Un-Tipping the Scales Part II: The Judicial Powers Checks and Balances Amendment
One Founding Father saw it coming:
“But the opinion which gives to the judges the right to decide what laws are constitutional, and what not, not only for themselves in their own sphere of action, but for the legislature and executive also, in their spheres, would make the judiciary a despotic branch.” — Letter to Mrs. John Adams, Nov. 1804
“You seem to consider the judges the ultimate arbiters of all constitutional questions; a very dangerous doctrine indeed, and one which would place us under the despotism of an oligarchy. Our judges … and their power [are] the more dangerous as they are in office for life, and are not responsible, as the other functionaries are, to the elective control. The Constitution has erected no such single tribunal, knowing that to whatever hands confided, with the corruptions of time and party, its members would become despots. It has more wisely made all the departments co-equal and co-sovereign within themselves … When the legislative or executive functionaries act unconstitutionally, they are responsible to the people in their elective capacity. The exemption of the judges from that is quite dangerous enough. I know of no safe depository of the ultimate powers of the society, but the people themselves.” — Letter to Mr. Jarvis, Sept, 1820
What Thomas Jefferson warned of has become a reality, today. Just look at recent Health Care and Immigration ruling. Today’s courts have become a mockery of their original design. The Supreme Court has ruled on the Constitutionality of US laws based upon laws of foreign countries. In addition, courts are throwing out laws which were placed into effect by direct vote of the people. The Court has also recently expanded the powers of government in immanent domain to the point where the government can take your property if it will increase their taxes. No one can truthfully say that the courts are still for the rights of individuals; they are for large statist government.

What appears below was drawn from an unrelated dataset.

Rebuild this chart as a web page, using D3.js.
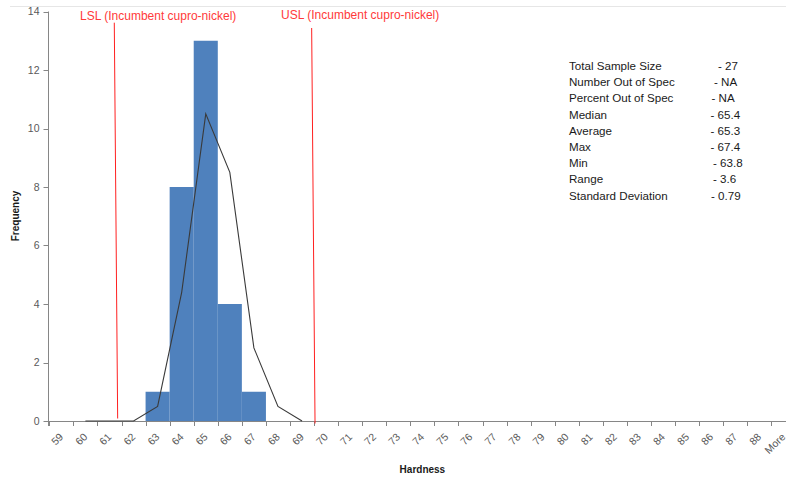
<!DOCTYPE html>
<html>
<head>
<meta charset="utf-8">
<script src="https://cdn.jsdelivr.net/npm/d3@7/dist/d3.min.js"></script>
<style>
  html, body { margin: 0; padding: 0; background: #fff; }
  svg { display: block; font-family: "Liberation Sans", Arial, sans-serif; }
</style>
</head>
<body>
<svg id="chart" width="786" height="477"></svg>
<script>
// ---- data ----
const categories = ["59","60","61","62","63","64","65","66","67","68","69","70","71","72","73","74","75","76","77","78","79","80","81","82","83","84","85","86","87","88","More"];
const frequency  = [0,0,0,0,1,8,13,4,1,0,0,0,0,0,0,0,0,0,0,0,0,0,0,0,0,0,0,0,0,0,0];
const normalCats = ["60","61","62","63","64","65","66","67","68","69"];
const normalVals = [0,0,0,0.5,4.4,10.5,8.5,2.5,0.5,0];
const yTicks = [0,2,4,6,8,10,12,14];
const specLabels = ["LSL (Incumbent cupro-nickel)", "USL (Incumbent cupro-nickel)"];
const specTop    = [61.20, 69.40];   // hardness value at top of line
const specBottom = [61.34, 69.54];   // hardness value at bottom of line
const statLabels = ["Total Sample Size","Number Out of Spec","Percent Out of Spec","Median","Average","Max","Min","Range","Standard Deviation"];
const statValues = ["- 27","- NA","- NA","- 65.4","- 65.3","- 67.4","- 63.8","- 3.6","- 0.79"];

// ---- layout ----
const left = 49.3, bw = 24.07;
const right = left + bw * categories.length;
const y0 = 421, yTop = 11.5;
const statValueX = [718, 714, 711.5, 710.5, 710.5, 710.5, 713, 713, 711];

const svg = d3.select("#chart");

const x = d3.scaleBand().domain(categories).range([left, right]).padding(0);
const xv = d3.scaleLinear().domain([58.5, 58.5 + categories.length]).range([left, right]);
const y = d3.scaleLinear().domain([0, 14]).range([y0, yTop]);

// top border
svg.append("line").attr("x1", 10).attr("x2", 786).attr("y1", 6.5).attr("y2", 6.5)
  .attr("stroke", "#e6e6e6").attr("stroke-width", 1);

// bars
svg.append("g").selectAll("rect").data(categories.map((c, i) => ({c, v: frequency[i]})).filter(d => d.v > 0))
  .join("rect")
  .attr("x", d => x(d.c))
  .attr("width", x.bandwidth())
  .attr("y", d => y(d.v))
  .attr("height", d => y(0) - y(d.v))
  .attr("fill", "#4F81BD");

// x axis
const gx = svg.append("g").attr("transform", `translate(0,${y0})`);
gx.append("line").attr("x1", left).attr("x2", right).attr("y1", 0.5).attr("y2", 0.5).attr("stroke", "#868686");
const tickPos = d3.range(categories.length + 1).map(i => left + i * x.step());
gx.selectAll("line.tk").data(tickPos).join("line").attr("class", "tk")
  .attr("x1", d => Math.round(d) + 0.5).attr("x2", d => Math.round(d) + 0.5)
  .attr("y1", 0).attr("y2", 5).attr("stroke", "#868686");
gx.selectAll("text").data(categories).join("text")
  .attr("transform", d => `translate(${x(d) + x.bandwidth() / 2},14) rotate(-45)`)
  .attr("text-anchor", "end").attr("dy", "0.35em")
  .attr("font-size", 10.5).attr("fill", "#595959")
  .text(d => d);

// y axis
const gy = svg.append("g").attr("transform", `translate(${Math.round(left) - 0.5},0)`);
gy.append("line").attr("x1", 0).attr("x2", 0).attr("y1", y(14)).attr("y2", y0 + 5).attr("stroke", "#868686");
gy.selectAll("line.tk").data(yTicks).join("line").attr("class", "tk")
  .attr("x1", -5).attr("x2", 0).attr("y1", d => Math.round(y(d)) + 0.5).attr("y2", d => Math.round(y(d)) + 0.5)
  .attr("stroke", "#868686");
gy.selectAll("text").data(yTicks).join("text")
  .attr("x", -9).attr("y", d => y(d)).attr("dy", "0.35em")
  .attr("text-anchor", "end").attr("font-size", 10.5).attr("fill", "#595959")
  .text(d => d);

// normal curve
const line = d3.line().x(d => x(d.c) + x.bandwidth() / 2).y(d => y(d.v));
svg.append("path").datum(normalCats.map((c, i) => ({c, v: normalVals[i]})))
  .attr("d", line).attr("fill", "none").attr("stroke", "#3a3a3a").attr("stroke-width", 1.1);

// spec lines
const specTopY = [22.7, 28], specBottomY = [418.5, 423.5];
const specLabelX = [80, 281], specLabelY = [16, 15];
specLabels.forEach((lab, i) => {
  svg.append("line")
    .attr("x1", xv(specTop[i])).attr("y1", specTopY[i])
    .attr("x2", xv(specBottom[i])).attr("y2", specBottomY[i])
    .attr("stroke", "#ff2020").attr("stroke-width", 1);
  svg.append("text").attr("x", specLabelX[i]).attr("y", specLabelY[i]).attr("dy", "0.35em")
    .attr("font-size", 12).attr("fill", "#ff3a3a").text(lab);
});

// stats box
const statY0 = 66, statStep = 16.2;
const gs = svg.append("g");
statLabels.forEach((lab, i) => {
  gs.append("text").attr("x", 569).attr("y", statY0 + i * statStep).attr("dy", "0.35em")
    .attr("font-size", 11.6).attr("fill", "#1a1a1a").text(lab);
  gs.append("text").attr("x", statValueX[i]).attr("y", statY0 + i * statStep).attr("dy", "0.35em")
    .attr("font-size", 11.6).attr("fill", "#1a1a1a").text(statValues[i]);
});

// axis titles
svg.append("text").attr("x", (left + right) / 2).attr("y", 469).attr("dy", "0.35em")
  .attr("text-anchor", "middle").attr("font-size", 10).attr("font-weight", "bold").attr("fill", "#1a1a1a")
  .text("Hardness");
svg.append("text").attr("transform", `translate(15,216) rotate(-90)`).attr("dy", "0.35em")
  .attr("text-anchor", "middle").attr("font-size", 10).attr("font-weight", "bold").attr("fill", "#1a1a1a")
  .text("Frequency");
</script>
</body>
</html>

In addition, the selection of permanent judges affords no process other than impeachment for the removal of bad judges. What recourse is there when a judge consistently shows disdain for the will of the people and implementing their own agenda or a foreign ideology? Yet, at the same time, justice and the protection of natural rights should be stable and not ebbing and flowing with the political tide. What can be done to repair the courts from their tragic state? Jefferson had it right when he said, “I know of no safe depository of the ultimate powers of the society, but the people themselves.” But in order to properly perform this role, the people need to be well-informed as to the conduct and rulings of the judges, something that is not widely disseminated today.
To balance out the judicial powers, I propose the following amendment:
The following shall be added to Article III, Section 1:
During every tenth year of a federal judge’s confirmation, their appointment to their position shall be renewed through a vote of affirmation by the people within their jurisdiction. The conduct and ruling record of the judge who is subject to renewal shall be published to all voters no later than 3 months prior to the vote of affirmation. A judge failing the vote of affirmation shall be assigned no additional cases and vacate their post upon completion of all active trials under their jurisdiction and without undue delay. A replacement shall be appointed by normal processes within 90 days of the vote. The Supreme Court Judges shall have their affirmation vote at the next federal election cycle with the incoming officials appointing and confirming their replacement if they fail confirmation.
Section 4 shall be added:
The United States is sovereign in its courts. Only laws, writings and evidence originating within the United States shall be used in the determination of the constitutionality of any law. No foreign laws, unsigned treaties or other foreign documents may be used as justification in a case ruling. A decision in the constitutionality of a law has no impact other than to declare that particular law constitutional or not. Opinions of judges serve only as guidance for future legislation.
These amendments will better define the authority of the courts and restrict the courts to only rule on the legitimacy of a law. Congress is the sole creator of laws, not the judicial system. Neither should the judicial system be the place of import of foreign laws into our system. This is critical at a time when human liberty is being trampled by governments and Islamic sharia law in attempting to force it way into our judicial system. If the citizens of the United States desire such laws, then they have Congress to write them and the President to approve them. In addition, judicial tyranny is alive and well in this country because the judges are appointed for life and the process of impeachment is too difficult to implement. To put it back in the hand of the people, the true holders of liberty, they must have a say in who are judges. But rather than elect judges directly, which leads to fickleness if too often, we should allow the current system to appoint judges and the people renew. If a judge trod upon rights of the people, their tenure can be limited. But again, this will become arbitrary and subject to deceitfulness if the people do not have knowledge of the judge’s record. The Bible says that the people perish for lack of knowledge (Hos 4:6). Such is the way of elections when the electorate is without knowledge.
The Constitutional Renaissance Convention should place the Judicial Powers Checks and Balances Amendment as one of its top priorities.